There are approximately eight million cats kept in the UK [Pet Food Manufacturers Association (PFMA) 2012].
They all vary in size, body shape and temperament. The majority of cats owned in the UK are non-pedigrees. Typically, cats live for fourteen years, but many live for much longer.
Your duty to care
Owning and caring for a cat is great fun and very rewarding, but it is also a big responsibility. If you own or are responsible for a cat, even on a temporary basis, you are required under the Animal Welfare Act to care for it properly.
Understanding cat's needs
Cats retain much of the biology and behaviour of the wild cats they originated from, this means they have very complex needs that must be met if they are to be kept healthy and happy.
There is no one 'perfect' way to care for all cats because every cat and every situation is different. It is up to you how you look after your cat, but you must take reasonable steps to ensure that you meet all its needs.
Read our expert reviewed pet care information to find out more about the needs of cats: Environment, Diet, Behaviour, Company and Health and welfare.
You can also download our booklet: How to take care of your cat (pdf 1.95MB).
Domestic cats (Felis catus) are thought to originate from the African Wildcat and retain much of this species’ biology and behaviour. Why not view our full Cat Factfile (PDF 44KB).
Cats have highly developed senses
- Cats can detect higher frequencies of sound than dogs or humans.
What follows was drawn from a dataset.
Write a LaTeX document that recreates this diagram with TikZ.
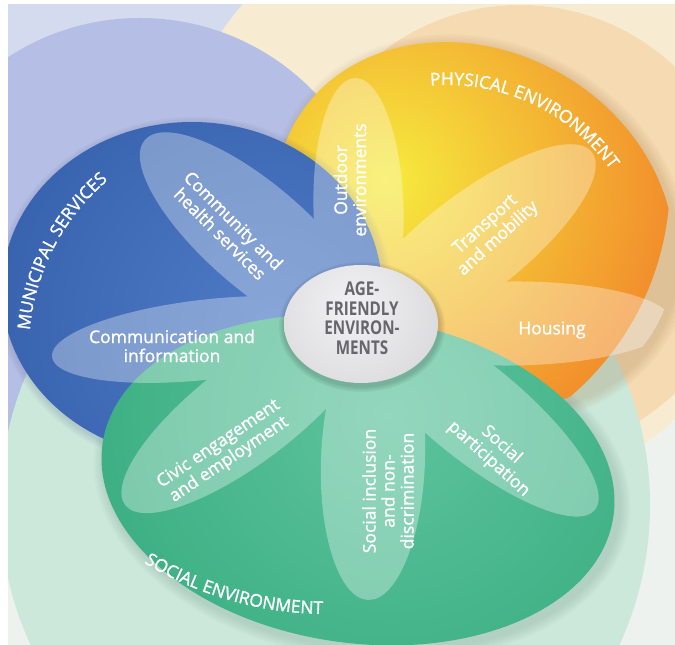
\documentclass[tikz,border=0pt]{standalone}
\usepackage{fontspec}
\setmainfont{Open Sans}
\newfontfamily\medfont[FakeBold=1.3]{Open Sans}
\newfontfamily\condfont[FakeStretch=0.8]{Open Sans}
\usetikzlibrary{decorations.text}
\definecolor{bgbase}{HTML}{EDF2EF}
\definecolor{lavout}{HTML}{D5DBEF}
\definecolor{cream}{HTML}{F7ECD2}
\definecolor{lavmid}{HTML}{B5BEE4}
\definecolor{peach}{HTML}{F6DAB2}
\definecolor{palegreen}{HTML}{CCE8DA}
\definecolor{oryellow}{HTML}{F6EC3E}
\definecolor{ororange}{HTML}{F28F2C}
\definecolor{blueinner}{HTML}{4F7AC6}
\definecolor{blueouter}{HTML}{2B55A0}
\definecolor{greeninner}{HTML}{5EC49E}
\definecolor{greenouter}{HTML}{27A171}
\definecolor{centerinner}{HTML}{F2F2F4}
\definecolor{centerouter}{HTML}{BEBEC3}
\definecolor{centertext}{HTML}{66666B}
\definecolor{orshadow}{HTML}{A07A48}
\definecolor{grshadow}{HTML}{5E8A78}
\definecolor{blshadow}{HTML}{4A5A90}
\newcommand\petalfont{\medfont\fontsize{17.5}{19}\selectfont}
\newcommand\bigfont{\medfont\fontsize{17.5}{18}\selectfont}
\newcommand\hubfont{\condfont\bfseries\fontsize{19}{19.5}\selectfont}
\tikzset{
  petal/.style={fill=white},
  petaltext/.style={text=white, align=center, font=\petalfont, inner sep=0pt},
  hubtext/.style={text=centertext, align=center, font=\hubfont, inner sep=0pt},
  arclabel/.style={decorate, decoration={text along path, text={|\bigfont|#1}, text align=center, text color=white}},
}
\begin{document}
\begin{tikzpicture}[x=1pt,y=1pt]
\useasboundingbox (0,0) rectangle (675,645);
\begin{scope}
\clip (8,0) rectangle (675,640);
% background discs
\fill[bgbase] (8,0) rectangle (675,640);
\fill[lavout] (140,385) circle (300);
\fill[cream] (470,445) circle (300);
\fill[lavmid] (140,385) circle (242);
\fill[peach] (520,415) circle (225);
\fill[palegreen] (325,140) ellipse (325 and 330);
% soft shadows
\foreach \k in {1,...,6}{
  \fill[orshadow, opacity=0.045] (479,416) circle[x radius=207+2*\k, y radius=174+2*\k, rotate=-30];
  \fill[grshadow, opacity=0.04] (362,160) circle[x radius=258+2*\k, y radius=163+2*\k, rotate=-8];
}
% physical environment (orange)
\begin{scope}
  \clip (475,420) circle[x radius=207, y radius=174, rotate=-30];
  \shade[inner color=oryellow, outer color=ororange] (385,465) circle (285);
\end{scope}
% municipal services (blue)
\foreach \k in {1,...,4}{
  \fill[blshadow, opacity=0.05] (194,352) circle[x radius=190+2*\k, y radius=168+2*\k];
}
\begin{scope}
  \clip (192,355) circle[x radius=190, y radius=168];
  \shade[inner color=blueinner, outer color=blueouter] (270,320) circle (440);
\end{scope}
% social environment (green)
\begin{scope}
  \clip (358,165) circle[x radius=258, y radius=163, rotate=-8];
  \shade[inner color=greeninner, outer color=greenouter] (390,230) circle (500);
\end{scope}
% petals
\begin{scope}
  \clip (475,420) circle[x radius=207, y radius=174, rotate=-30]
        (192,355) circle[x radius=190, y radius=168]
        (358,165) circle[x radius=258, y radius=163, rotate=-8];
  \begin{scope}[transparency group, opacity=0.33]
    \fill[petal] (257.5,407.5) circle[x radius=149, y radius=52, rotate=139.1];
    \fill[petal] (358.5,436) circle[x radius=131, y radius=45, rotate=91.5];
    \fill[petal] (471,399) circle[x radius=153, y radius=50, rotate=37.8];
    \fill[petal] (511,321.5) circle[x radius=161, y radius=42, rotate=0.5];
    \fill[petal] (472.5,235) circle[x radius=158, y radius=48, rotate=-39.2];
    \fill[petal] (373,185) circle[x radius=140, y radius=52, rotate=-92];
    \fill[petal] (247.5,233.5) circle[x radius=154, y radius=50, rotate=217.4];
    \fill[petal] (207,305.5) circle[x radius=156, y radius=40, rotate=186.4];
    \fill[petal] (362,323) circle[x radius=105, y radius=85];
  \end{scope}
\end{scope}
% centre
\foreach \k in {1,...,4}{
  \fill[black, opacity=0.045] (362,318) circle[x radius=77+1.5*\k, y radius=59+1.5*\k];
}
\begin{scope}
  \clip (361,321) circle[x radius=77, y radius=59];
  \shade[inner color=centerinner, outer color=centerouter] (352,338) circle (210);
\end{scope}
\node[hubtext] (hub) at (362,327) {AGE-\\FRIENDLY\\ENVIRON-\\MENTS};
% petal labels
\node[petaltext, rotate=-45] (community) at (227,418) {Community and\\health services};
\node[petaltext, rotate=90] (outdoor) at (350,465) {Outdoor\\environments};
\node[petaltext, rotate=42] (transport) at (492,413) {Transport\\and mobility};
\node[petaltext] (housing) at (552,315) {Housing};
\node[petaltext, rotate=-42] (participation) at (495,193) {Social\\participation};
\node[petaltext, rotate=90] (inclusion) at (388,154) {Social inclusion\\and non-\\discrimination};
\node[petaltext, rotate=34] (civic) at (224,193) {Civic engagement\\and employment};
\node[petaltext] (communication) at (172,299) {Communication and\\information};
% domain labels along arcs
\path[arclabel={MUNICIPAL SERVICES}] ([shift={(200:222)}]251,295) arc[start angle=200, end angle=105, radius=222];
\path[arclabel={PHYSICAL ENVIRONMENT}] ([shift={(125:200)}]447,360) arc[start angle=125, end angle=5, radius=200];
\path[arclabel={SOCIAL ENVIRONMENT}] ([shift={(222:352)}]327,383) arc[start angle=222, end angle=286, radius=352];
\end{scope}
\end{tikzpicture}
\end{document}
Cats use a range of methods to communicate
- Cats communicate visually using different body postures, facial expressions, ear and tail positions, as well as visual markers such as scratch marks or the deposition of faeces.
Cats are territorial
- Cats mark their territory by scratching, spraying urine and depositing faeces.
Cats are meat eaters
- Cats cannot survive without the nutrients found in animal-derived materials.
Cats are playful
- Play helps improve motor skills, brain training and social behaviour.